On February 28, 2025, the Securities and Exchange Board of India (SEBI) issued a circular detailing amendments and clarifications to its January 10, 2025, circular on revising and revamping the nomination facilities in the Indian securities market. This update is critical for stakeholders including Asset Management Companies (AMCs), Registrars to an Issue and Share Transfer Agents (RTAs), and Depository Participants (DPs), as it further refines the processes for nominations in mutual fund folios and demat accounts.
The primary goal of the SEBI circular is to simplify and clarify the nomination process for investors, making it more streamlined and accessible. SEBI’s efforts to address queries and concerns from stakeholders in the industry resulted in several key clarifications.
- Transmission of Assets for Joint Holdings (Clause 2.1.1)
The circular clarifies that, in the event of the demise of one or more joint holders, the assets held in a joint account will be transmitted to the surviving joint holder(s) by deleting the deceased holder(s)’ name.
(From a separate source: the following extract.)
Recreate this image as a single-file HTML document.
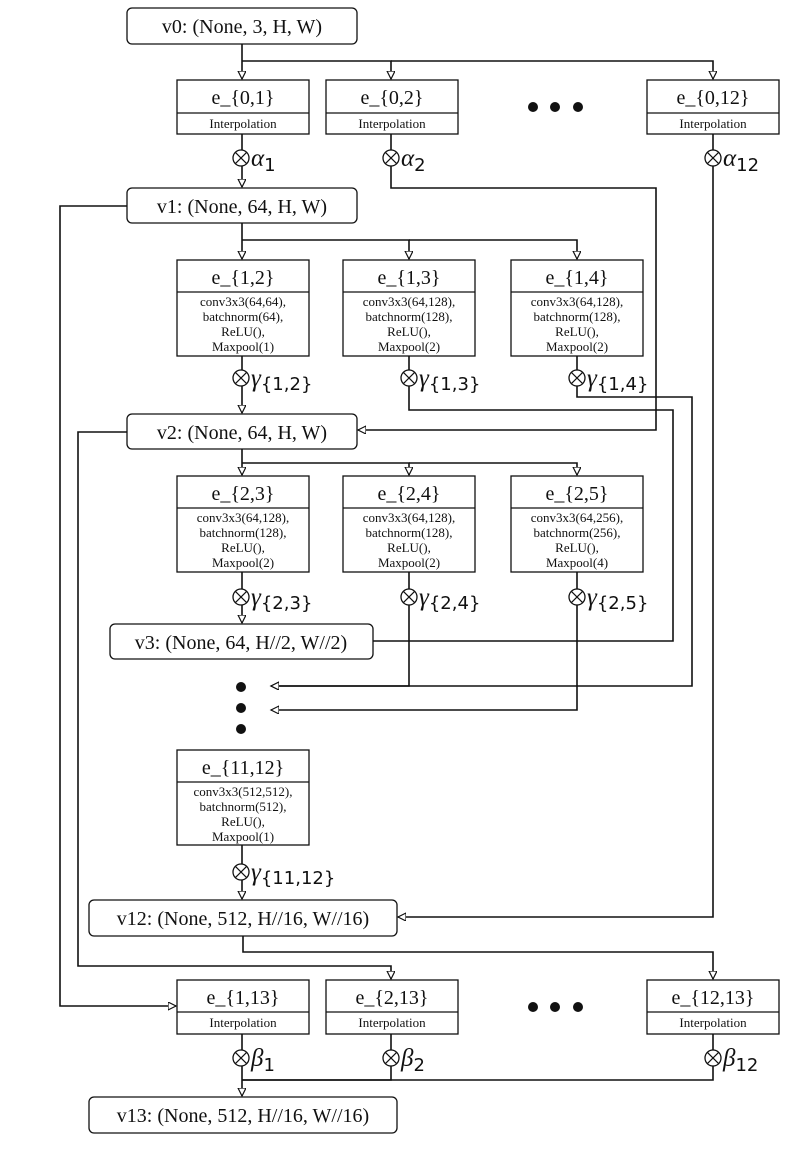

However, it also provides flexibility by offering the surviving holder(s) the option to transfer these assets into a new or existing account or folio, enhancing the flexibility of asset management after such events.
- Opting Out of Nomination (Clause 2.8)
Investors who hold a single account or folio now have the ability to opt out of the nomination process. This can be done either through online or physical modes, depending on the investor’s preference. This provision offers an alternative for those who do not wish to designate a nominee for their holdings. The ease of opting out through online channels has been emphasized for both new and existing account holders.
- Empowering a Nominee to Operate the Account (Clause 3.5)
Another notable change is the introduction of a mechanism that allows an investor with a single holding or account to empower a nominee to operate the account in the event of the investor being physically incapacitated but still mentally competent. This empowerment can be given to a nominee (excluding minor nominees), and the investor can make changes to this designation as often as needed, without any restrictions. This ensures that the nominee has the authority to manage the account in times of need.
- KYC Norms for Surviving Joint Holders (Clause 3.8)
In cases where the account becomes a single holding following the demise of a joint holder, SEBI clarified that the regulated entities are not required to request KYC documentation from the surviving holder(s) for transmission purposes, provided that the KYC information was already collected earlier. This minimizes delays in the transmission process. However, the surviving holder(s) have the option to update their KYC details, such as residential address, mobile number, and email address, at the time of transmission or later.
- Handling of Credit Transactions (Clause 3.9)
The circular emphasizes that credit transactions, including those resulting from corporate actions, will continue to be permitted in such accounts or folios that undergo transmission due to the death of a joint holder. This ensures that the transmission process does not disrupt the account’s ability to receive credits from corporate actions.
- Online and Offline Opt-Out Mechanism (Clause 3.10)
The final clarification deals with the opt-out process for both new and existing accounts. For new accounts opened online, the opt-out process must also be completed online, whereas new offline accounts will require the opt-out to be completed offline. Existing account holders have the flexibility to opt out either online or offline, based on their convenience. For demat accounts, Depository Participants (DPs) will handle the online opt-out process, not the depositories themselves.